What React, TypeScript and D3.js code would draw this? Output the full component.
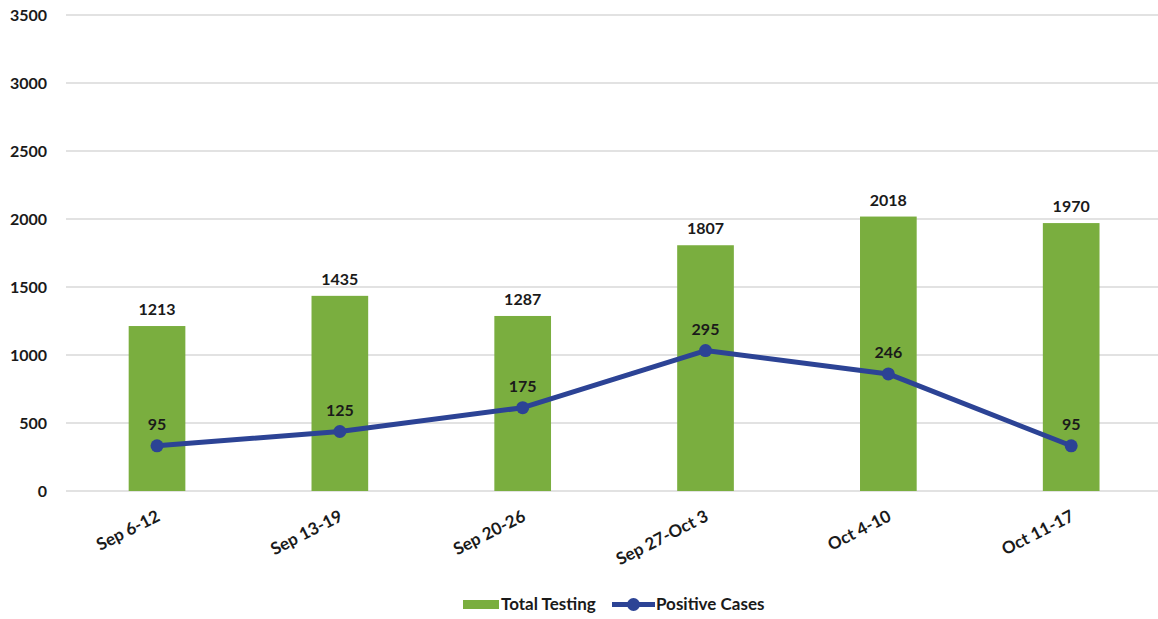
import React from "react";
import * as d3 from "d3";

const categories = ["Sep 6-12", "Sep 13-19", "Sep 20-26", "Sep 27-Oct 3", "Oct 4-10", "Oct 11-17"];
const totalTesting = [1213, 1435, 1287, 1807, 2018, 1970];
const positiveCases = [95, 125, 175, 295, 246, 95];
const leftTicks = [0, 500, 1000, 1500, 2000, 2500, 3000, 3500];

const W = 1158;
const H = 619;
const FONT = "Lato, 'Open Sans', sans-serif";
const GREEN = "#7aae3f";
const BLUE = "#2c4395";
const TXT = "#1a1a1a";

export default function App() {
  const x = d3.scaleBand<string>().domain(categories).range([65.6, 1162.6]).paddingInner(0.69).paddingOuter(0.345);
  const y = d3.scaleLinear().domain([0, 3500]).range([491, 15]);
  const y2 = d3.scaleLinear().domain([0, 1000]).range([491, 15]);
  const cx = (c: string) => (x(c) as number) + x.bandwidth() / 2;
  const line = d3
    .line<number>()
    .x((_, i) => cx(categories[i]))
    .y((d) => y2(d));

  return (
    <svg width={W} height={H} style={{ position: "absolute", left: 0, top: 0, background: "#fff" }}>
      <rect width={W} height={H} fill="#fff" />
      {leftTicks.map((t) => (
        <g key={t}>
          <line x1={66} x2={W} y1={y(t)} y2={y(t)} stroke="#d9d9d9" strokeWidth={1.3} />
          <text x={47} y={y(t)} dy="0.35em" textAnchor="end" fontFamily={FONT} fontWeight="bold" fontSize={16} fill={TXT}>
            {t}
          </text>
        </g>
      ))}
      {categories.map((c, i) => (
        <g key={c}>
          <rect x={x(c)} y={y(totalTesting[i])} width={x.bandwidth()} height={y(0) - y(totalTesting[i])} fill={GREEN} />
          <text x={cx(c)} y={y(totalTesting[i]) - 11} textAnchor="middle" fontFamily={FONT} fontWeight="bold" fontSize={16} fill={TXT}>
            {totalTesting[i]}
          </text>
          <text
            transform={`translate(${cx(c) + 4},${520}) rotate(-27)`}
            textAnchor="end"
            fontFamily={FONT}
            fontWeight="bold"
            fontSize={17}
            fill={TXT}
          >
            {c}
          </text>
        </g>
      ))}
      <path d={line(positiveCases) as string} fill="none" stroke={BLUE} strokeWidth={5} strokeLinejoin="round" />
      {positiveCases.map((v, i) => (
        <g key={i}>
          <circle cx={cx(categories[i])} cy={y2(v)} r={6.5} fill={BLUE} />
          <text x={cx(categories[i])} y={y2(v) - 16} textAnchor="middle" fontFamily={FONT} fontWeight="bold" fontSize={16} fill={TXT}>
            {v}
          </text>
        </g>
      ))}
      <g>
        <rect x={463} y={600} width={36} height={9} fill={GREEN} />
        <text x={501} y={604} dy="0.35em" fontFamily={FONT} fontWeight="bold" fontSize={17} fill={TXT}>
          Total Testing
        </text>
        <line x1={612} x2={655} y1={604.5} y2={604.5} stroke={BLUE} strokeWidth={5} />
        <circle cx={633.5} cy={604.5} r={6.5} fill={BLUE} />
        <text x={656} y={604} dy="0.35em" fontFamily={FONT} fontWeight="bold" fontSize={17} fill={TXT}>
          Positive Cases
        </text>
      </g>
    </svg>
  );
}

──────────

### The request
Copy the listing over exactly, skipping the pictures it holds.

### Right answer
What React, TypeScript and D3.js code would draw this? Output the full component.
import React from "react";
import * as d3 from "d3";

const categories = ["Sep 6-12", "Sep 13-19", "Sep 20-26", "Sep 27-Oct 3", "Oct 4-10", "Oct 11-17"];
const totalTesting = [1213, 1435, 1287, 1807, 2018, 1970];
const positiveCases = [95, 125, 175, 295, 246, 95];
const leftTicks = [0, 500, 1000, 1500, 2000, 2500, 3000, 3500];

const W = 1158;
const H = 619;
const FONT = "Lato, 'Open Sans', sans-serif";
const GREEN = "#7aae3f";
const BLUE = "#2c4395";
const TXT = "#1a1a1a";

export default function App() {
  const x = d3.scaleBand<string>().domain(categories).range([65.6, 1162.6]).paddingInner(0.69).paddingOuter(0.345);
  const y = d3.scaleLinear().domain([0, 3500]).range([491, 15]);
  const y2 = d3.scaleLinear().domain([0, 1000]).range([491, 15]);
  const cx = (c: string) => (x(c) as number) + x.bandwidth() / 2;
  const line = d3
    .line<number>()
    .x((_, i) => cx(categories[i]))
    .y((d) => y2(d));

  return (
    <svg width={W} height={H} style={{ position: "absolute", left: 0, top: 0, background: "#fff" }}>
      <rect width={W} height={H} fill="#fff" />
      {leftTicks.map((t) => (
        <g key={t}>
          <line x1={66} x2={W} y1={y(t)} y2={y(t)} stroke="#d9d9d9" strokeWidth={1.3} />
          <text x={47} y={y(t)} dy="0.35em" textAnchor="end" fontFamily={FONT} fontWeight="bold" fontSize={16} fill={TXT}>
            {t}
          </text>
        </g>
      ))}
      {categories.map((c, i) => (
        <g key={c}>
          <rect x={x(c)} y={y(totalTesting[i])} width={x.bandwidth()} height={y(0) - y(totalTesting[i])} fill={GREEN} />
          <text x={cx(c)} y={y(totalTesting[i]) - 11} textAnchor="middle" fontFamily={FONT} fontWeight="bold" fontSize={16} fill={TXT}>
            {totalTesting[i]}
          </text>
          <text
            transform={`translate(${cx(c) + 4},${520}) rotate(-27)`}
            textAnchor="end"
            fontFamily={FONT}
            fontWeight="bold"
            fontSize={17}
            fill={TXT}
          >
            {c}
          </text>
        </g>
      ))}
      <path d={line(positiveCases) as string} fill="none" stroke={BLUE} strokeWidth={5} strokeLinejoin="round" />
      {positiveCases.map((v, i) => (
        <g key={i}>
          <circle cx={cx(categories[i])} cy={y2(v)} r={6.5} fill={BLUE} />
          <text x={cx(categories[i])} y={y2(v) - 16} textAnchor="middle" fontFamily={FONT} fontWeight="bold" fontSize={16} fill={TXT}>
            {v}
          </text>
        </g>
      ))}
      <g>
        <rect x={463} y={600} width={36} height={9} fill={GREEN} />
        <text x={501} y={604} dy="0.35em" fontFamily={FONT} fontWeight="bold" fontSize={17} fill={TXT}>
          Total Testing
        </text>
        <line x1={612} x2={655} y1={604.5} y2={604.5} stroke={BLUE} strokeWidth={5} />
        <circle cx={633.5} cy={604.5} r={6.5} fill={BLUE} />
        <text x={656} y={604} dy="0.35em" fontFamily={FONT} fontWeight="bold" fontSize={17} fill={TXT}>
          Positive Cases
        </text>
      </g>
    </svg>
  );
}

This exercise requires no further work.